March 24, 2010 - God's Architects: Zachary Godshall (producer/director)

About the Film
God’s Architects tells the stories of five visionary builders and their enigmatic creations. With neither funding nor blueprints, these builders, unbeknownst to one another, dedicate their entire lives to creating architectural worlds and realms that for most of us exist only in the wilds of the imagination. In the fall of 2005, filmmaker Zack Godshall set out with a camera, tripod and microphone to interview and document the work of Floyd Banks, Jr., a divinely inspired castle-builder living in the east Tennessee hill country. Three and a half years later, Godshall completed a feature-length film that both examines and celebrates the work of Banks along with four other solitary builders who have constructed similar monuments. Beyond the builders and their work, the film indirectly functions as a personal essay that explores the nature of inspiration and one’s dedication to a creative project, no matter how absurd or mysterious the circumstances may seem. God’s Architects features builders from Arkansas, California, Louisiana, Mississippi and Tennessee.

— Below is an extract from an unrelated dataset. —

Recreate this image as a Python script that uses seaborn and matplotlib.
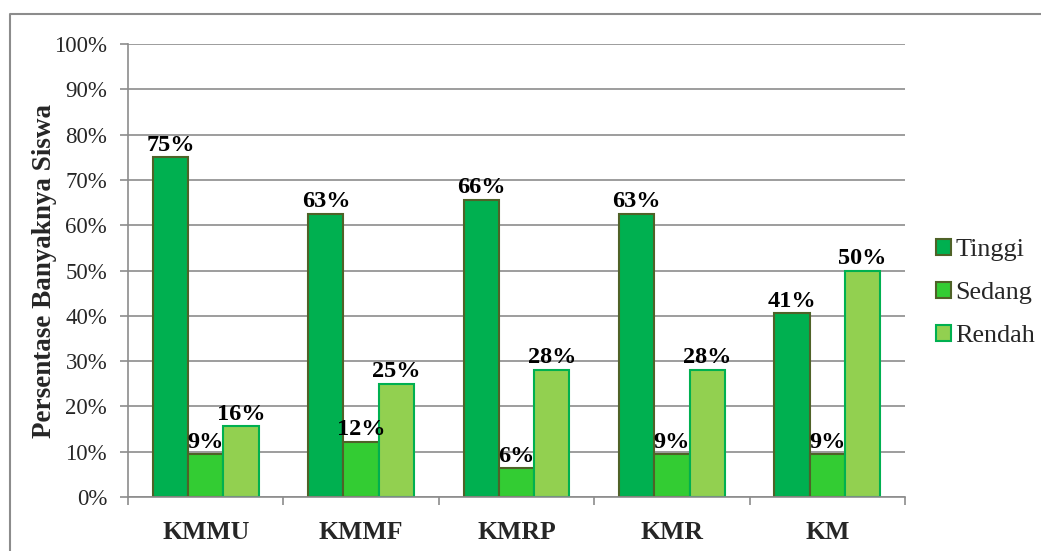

April 14, 2010 - Between Floors: Jen White (producer/director)

About the Film
Between Floors examines the human condition through a uniquely claustrophobic lens, intercutting between five stuck elevators and the people trapped inside them. Each elevator becomes an existential purgatory, forcing its occupants to not only confront their isolation, but themselves and each other in varied and unexpected ways. Taking place entirely in five elevators, Between Floors is as unusual as it is arresting, blurring lines of genre, tone and form while its characters are stripped bare—trapped, alone, waiting—and we get to watch what happens. Awkwardly funny, numbingly tragic, anxiously crushing, and ultimately liberating, the film features a colorful variety of characters stripped of control, slowed to a halt, and forced to reflect... until the doors open.

This event is sponsored by an NEA grant, the Southern Arts Federation, and the English Department with the help of the English Majors Organization.